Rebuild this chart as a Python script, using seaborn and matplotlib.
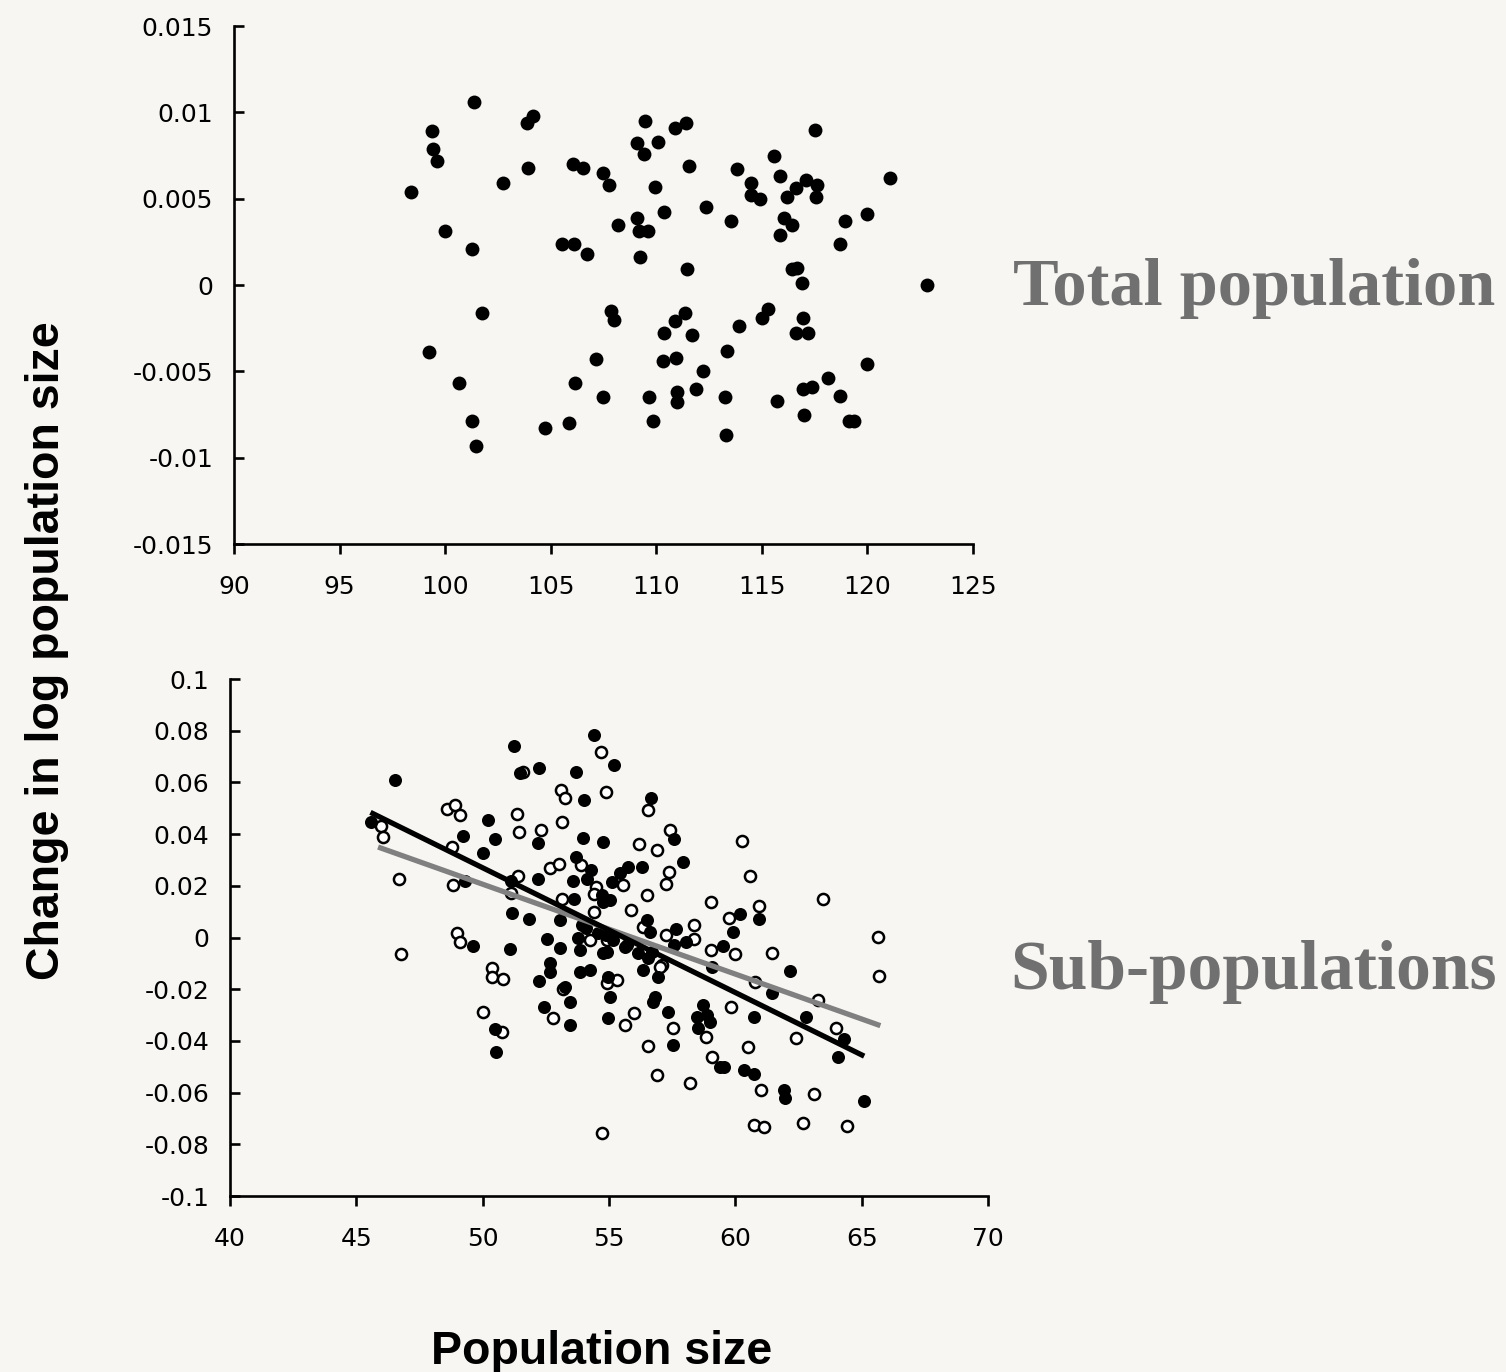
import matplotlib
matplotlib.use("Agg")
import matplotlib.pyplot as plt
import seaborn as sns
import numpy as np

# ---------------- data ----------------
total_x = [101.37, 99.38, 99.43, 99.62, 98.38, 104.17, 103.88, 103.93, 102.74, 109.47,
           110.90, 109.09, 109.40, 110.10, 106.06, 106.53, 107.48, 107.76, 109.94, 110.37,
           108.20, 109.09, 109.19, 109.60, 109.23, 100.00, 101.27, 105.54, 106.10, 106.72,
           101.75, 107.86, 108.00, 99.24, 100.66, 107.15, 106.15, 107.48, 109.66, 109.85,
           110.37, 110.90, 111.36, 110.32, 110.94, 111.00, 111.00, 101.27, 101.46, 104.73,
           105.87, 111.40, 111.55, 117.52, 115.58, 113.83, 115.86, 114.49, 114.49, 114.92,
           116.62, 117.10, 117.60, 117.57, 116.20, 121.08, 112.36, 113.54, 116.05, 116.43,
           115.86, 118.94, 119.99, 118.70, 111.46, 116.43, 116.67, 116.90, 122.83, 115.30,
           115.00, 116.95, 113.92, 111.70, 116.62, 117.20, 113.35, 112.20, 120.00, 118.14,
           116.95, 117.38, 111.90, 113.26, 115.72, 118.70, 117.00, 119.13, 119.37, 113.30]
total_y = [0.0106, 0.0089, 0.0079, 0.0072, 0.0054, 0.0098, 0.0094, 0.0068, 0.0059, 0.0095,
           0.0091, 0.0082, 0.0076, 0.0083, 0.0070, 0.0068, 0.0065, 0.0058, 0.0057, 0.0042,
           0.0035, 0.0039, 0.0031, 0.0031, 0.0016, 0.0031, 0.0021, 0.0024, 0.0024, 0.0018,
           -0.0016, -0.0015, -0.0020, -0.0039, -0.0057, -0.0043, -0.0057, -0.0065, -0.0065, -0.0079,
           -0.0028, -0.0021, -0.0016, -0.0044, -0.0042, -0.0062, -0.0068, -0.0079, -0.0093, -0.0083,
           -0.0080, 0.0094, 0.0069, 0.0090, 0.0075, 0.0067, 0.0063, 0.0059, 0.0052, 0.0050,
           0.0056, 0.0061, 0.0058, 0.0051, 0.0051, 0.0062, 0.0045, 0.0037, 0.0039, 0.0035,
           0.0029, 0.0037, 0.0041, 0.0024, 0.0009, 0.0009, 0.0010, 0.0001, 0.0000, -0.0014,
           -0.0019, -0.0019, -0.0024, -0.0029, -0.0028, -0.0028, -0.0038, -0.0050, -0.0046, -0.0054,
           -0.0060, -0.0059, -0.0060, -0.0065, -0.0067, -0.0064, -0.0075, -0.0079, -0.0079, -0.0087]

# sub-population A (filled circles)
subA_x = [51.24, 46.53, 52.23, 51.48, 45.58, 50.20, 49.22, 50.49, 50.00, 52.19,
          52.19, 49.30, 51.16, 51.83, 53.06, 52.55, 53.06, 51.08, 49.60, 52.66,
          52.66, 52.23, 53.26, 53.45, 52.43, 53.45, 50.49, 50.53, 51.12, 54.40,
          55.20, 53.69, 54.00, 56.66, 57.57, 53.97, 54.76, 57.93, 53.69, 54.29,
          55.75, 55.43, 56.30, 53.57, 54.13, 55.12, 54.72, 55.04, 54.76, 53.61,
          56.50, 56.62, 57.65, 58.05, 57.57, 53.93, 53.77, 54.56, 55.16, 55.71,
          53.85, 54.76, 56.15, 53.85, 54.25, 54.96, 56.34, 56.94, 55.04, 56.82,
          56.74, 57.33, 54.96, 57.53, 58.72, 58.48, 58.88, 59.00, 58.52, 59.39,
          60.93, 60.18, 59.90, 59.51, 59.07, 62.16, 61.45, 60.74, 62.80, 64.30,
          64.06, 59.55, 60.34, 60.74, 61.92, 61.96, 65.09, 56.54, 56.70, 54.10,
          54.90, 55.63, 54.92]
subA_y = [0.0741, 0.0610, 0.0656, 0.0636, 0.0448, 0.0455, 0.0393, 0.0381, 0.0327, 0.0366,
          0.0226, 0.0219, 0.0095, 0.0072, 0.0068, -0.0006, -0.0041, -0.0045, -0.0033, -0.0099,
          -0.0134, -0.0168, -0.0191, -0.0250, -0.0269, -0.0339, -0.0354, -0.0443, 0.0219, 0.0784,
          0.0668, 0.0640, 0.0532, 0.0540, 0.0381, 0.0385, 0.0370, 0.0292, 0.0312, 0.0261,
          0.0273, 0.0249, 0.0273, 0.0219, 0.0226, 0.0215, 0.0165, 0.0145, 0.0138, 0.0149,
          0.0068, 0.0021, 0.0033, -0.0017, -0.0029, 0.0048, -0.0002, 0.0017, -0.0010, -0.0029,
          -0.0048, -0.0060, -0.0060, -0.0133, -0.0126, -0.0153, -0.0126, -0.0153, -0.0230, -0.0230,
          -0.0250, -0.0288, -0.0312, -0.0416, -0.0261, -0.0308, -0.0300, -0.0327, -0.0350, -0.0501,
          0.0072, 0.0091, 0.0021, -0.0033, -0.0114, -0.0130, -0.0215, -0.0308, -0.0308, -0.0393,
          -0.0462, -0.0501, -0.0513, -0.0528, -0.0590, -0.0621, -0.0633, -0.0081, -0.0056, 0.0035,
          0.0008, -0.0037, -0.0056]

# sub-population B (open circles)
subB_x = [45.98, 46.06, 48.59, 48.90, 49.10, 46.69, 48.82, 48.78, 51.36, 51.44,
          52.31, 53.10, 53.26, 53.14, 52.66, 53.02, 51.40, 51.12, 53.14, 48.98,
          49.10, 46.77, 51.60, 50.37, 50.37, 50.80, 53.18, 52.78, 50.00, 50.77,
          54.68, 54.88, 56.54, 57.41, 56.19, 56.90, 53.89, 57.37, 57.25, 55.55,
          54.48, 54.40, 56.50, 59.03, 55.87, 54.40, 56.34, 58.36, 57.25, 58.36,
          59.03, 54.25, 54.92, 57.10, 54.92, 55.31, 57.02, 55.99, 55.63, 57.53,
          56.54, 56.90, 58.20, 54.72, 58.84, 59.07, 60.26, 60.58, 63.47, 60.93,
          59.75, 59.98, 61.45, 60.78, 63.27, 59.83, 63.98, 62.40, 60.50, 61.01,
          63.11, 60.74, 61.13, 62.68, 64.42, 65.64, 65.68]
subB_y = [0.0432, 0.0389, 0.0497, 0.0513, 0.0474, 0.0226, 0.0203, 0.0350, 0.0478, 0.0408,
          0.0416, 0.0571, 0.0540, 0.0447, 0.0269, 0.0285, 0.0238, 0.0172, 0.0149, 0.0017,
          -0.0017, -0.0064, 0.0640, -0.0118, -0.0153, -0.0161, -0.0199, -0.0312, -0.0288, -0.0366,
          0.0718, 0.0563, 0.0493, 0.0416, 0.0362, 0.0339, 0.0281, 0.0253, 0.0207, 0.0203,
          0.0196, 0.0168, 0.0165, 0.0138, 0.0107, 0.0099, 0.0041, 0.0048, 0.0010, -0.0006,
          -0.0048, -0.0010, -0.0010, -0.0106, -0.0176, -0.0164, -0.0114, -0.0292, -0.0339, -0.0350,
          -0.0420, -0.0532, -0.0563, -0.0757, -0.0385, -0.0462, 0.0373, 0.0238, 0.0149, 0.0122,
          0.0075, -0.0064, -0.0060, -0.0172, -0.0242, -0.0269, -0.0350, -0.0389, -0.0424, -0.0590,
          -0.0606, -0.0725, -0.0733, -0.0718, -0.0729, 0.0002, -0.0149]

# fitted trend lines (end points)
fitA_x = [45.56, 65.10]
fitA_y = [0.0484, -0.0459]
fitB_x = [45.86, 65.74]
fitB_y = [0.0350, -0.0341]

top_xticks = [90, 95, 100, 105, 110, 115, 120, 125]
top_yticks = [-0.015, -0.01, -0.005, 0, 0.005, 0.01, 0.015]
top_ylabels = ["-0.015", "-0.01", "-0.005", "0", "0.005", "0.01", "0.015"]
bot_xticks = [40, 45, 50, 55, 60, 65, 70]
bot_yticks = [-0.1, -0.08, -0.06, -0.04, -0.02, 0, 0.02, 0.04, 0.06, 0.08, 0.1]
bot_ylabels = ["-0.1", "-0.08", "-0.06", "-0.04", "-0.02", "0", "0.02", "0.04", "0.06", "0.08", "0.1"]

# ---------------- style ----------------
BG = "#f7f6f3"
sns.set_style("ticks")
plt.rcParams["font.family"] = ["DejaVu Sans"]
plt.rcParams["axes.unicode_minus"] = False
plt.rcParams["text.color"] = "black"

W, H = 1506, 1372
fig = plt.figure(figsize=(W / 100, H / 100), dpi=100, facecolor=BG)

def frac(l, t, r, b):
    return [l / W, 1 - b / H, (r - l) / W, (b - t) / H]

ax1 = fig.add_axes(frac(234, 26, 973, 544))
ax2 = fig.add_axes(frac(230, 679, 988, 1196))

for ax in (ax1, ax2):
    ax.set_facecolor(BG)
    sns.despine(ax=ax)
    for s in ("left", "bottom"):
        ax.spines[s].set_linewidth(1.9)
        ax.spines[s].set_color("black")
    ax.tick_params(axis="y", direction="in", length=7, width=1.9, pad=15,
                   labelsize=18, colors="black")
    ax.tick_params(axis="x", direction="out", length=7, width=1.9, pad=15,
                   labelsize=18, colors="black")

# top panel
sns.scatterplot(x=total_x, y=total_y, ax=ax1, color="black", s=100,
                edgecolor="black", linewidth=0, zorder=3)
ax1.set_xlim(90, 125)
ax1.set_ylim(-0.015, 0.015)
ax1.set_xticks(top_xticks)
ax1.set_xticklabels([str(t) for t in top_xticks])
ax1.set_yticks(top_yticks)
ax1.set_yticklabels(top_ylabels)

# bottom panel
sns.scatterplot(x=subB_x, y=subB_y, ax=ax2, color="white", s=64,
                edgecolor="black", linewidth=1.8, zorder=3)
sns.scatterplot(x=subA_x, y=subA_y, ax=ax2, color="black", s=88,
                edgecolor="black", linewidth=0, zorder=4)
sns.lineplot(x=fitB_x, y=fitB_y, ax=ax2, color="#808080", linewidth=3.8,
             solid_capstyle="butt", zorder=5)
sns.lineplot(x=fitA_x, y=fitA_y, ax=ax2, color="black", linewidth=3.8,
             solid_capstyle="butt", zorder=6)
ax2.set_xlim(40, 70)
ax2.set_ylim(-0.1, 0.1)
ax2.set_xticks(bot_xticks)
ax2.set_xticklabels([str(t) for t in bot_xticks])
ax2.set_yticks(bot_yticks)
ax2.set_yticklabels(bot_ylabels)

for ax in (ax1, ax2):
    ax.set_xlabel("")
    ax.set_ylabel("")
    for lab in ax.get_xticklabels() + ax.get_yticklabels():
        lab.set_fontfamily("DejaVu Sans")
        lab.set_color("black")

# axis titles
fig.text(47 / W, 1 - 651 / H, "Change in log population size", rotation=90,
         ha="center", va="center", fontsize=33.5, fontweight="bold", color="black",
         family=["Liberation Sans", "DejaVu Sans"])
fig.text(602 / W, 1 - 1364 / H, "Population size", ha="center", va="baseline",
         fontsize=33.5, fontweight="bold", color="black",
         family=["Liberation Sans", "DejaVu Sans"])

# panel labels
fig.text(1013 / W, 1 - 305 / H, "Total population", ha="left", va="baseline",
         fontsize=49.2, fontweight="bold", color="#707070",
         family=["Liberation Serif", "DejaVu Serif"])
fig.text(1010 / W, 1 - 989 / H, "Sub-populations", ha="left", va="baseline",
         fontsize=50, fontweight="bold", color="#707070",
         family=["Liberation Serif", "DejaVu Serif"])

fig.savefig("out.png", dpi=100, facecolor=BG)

-=-=-

Set task =>
Print the data above verbatim from the first line through the line holding "import numpy as np", leaving every picture out.

Result of this exercise =>
Rebuild this chart as a Python script, using seaborn and matplotlib.
import matplotlib
matplotlib.use("Agg")
import matplotlib.pyplot as plt
import seaborn as sns
import numpy as np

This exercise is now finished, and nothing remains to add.